To make the marshmallow creme:
Combine the sugar, corn syrup, water and salt in a small sauce pan on the stove. Gently stir to combine. Heat mixture over medium-high heat, stirring occasionally until the mixture comes to 240º on a candy thermometer. Remove from heat.
Meanwhile, while the sugar mixture is cooking, in a stand mixer fitted with the whip attachment, whip the egg whites and cream of tarter until soft peaks form.
On low speed, add 3-4 tbsp of the cooked sugar mixture to the egg whites. Gradually and gently pour the remainder of the sugar mixture into the egg whites. Whip until stiff glossy peaks form. 7-10 minutes. Add the vanilla the in the last few minutes. Store in a container in the fridge until you are ready to use.
To make the graham filling:
Using a food processor, grind the graham crackers into crumbs. Add the sugar and mix together. Add the melted butter and pulse till the mixture resembles wet sand.
To assemble the cake:
Place one brownie layer onto a platter or cake stand. Spread half of the marshmallow creme onto the brownie layer. Add 1/2 cup of the graham cracker crumbs and spread over the marshmallow creme. Place the next brownie layer on top and repeat the steps. Place the final brownie layer on top and make the milk chocolate ganache.

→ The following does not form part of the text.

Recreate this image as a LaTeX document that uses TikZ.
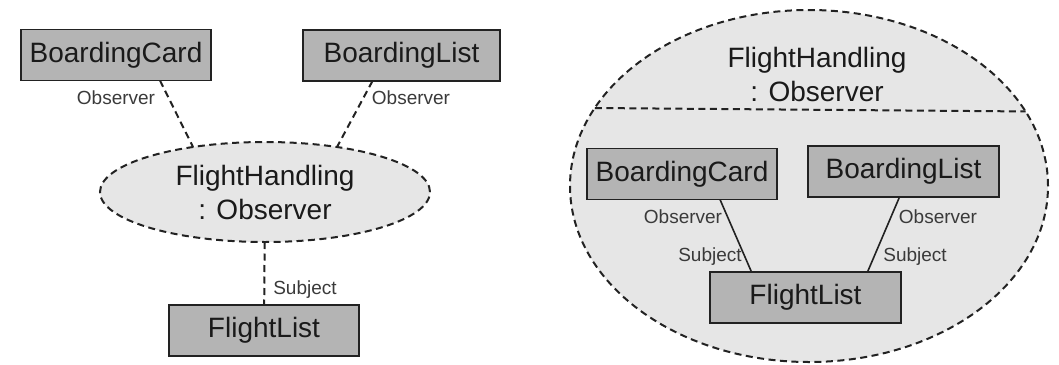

To make the milk chocolate ganache & finish the cake:
Chop the milk chocolate and place into a bowl. Place the cream into a saucepan and bring to a simmer. Remove from the heat and pour over the chocolate. Let it sit for 5 minutes. Whisk the mixture until smooth.
Pour the chocolate ganache over the top of the cake while warm. Make sure it covers the top and allow it to drip over the sides. Add the marshmallows right away while the ganache is still soft. Use enough marshmallows to generously cover the top of the cake. With a cooking torch, toast the marshmallows until they are golden and a little burnt. Just like a s’more.
Serve immediately or keep in the fridge and bring to room temperature when ready to serve.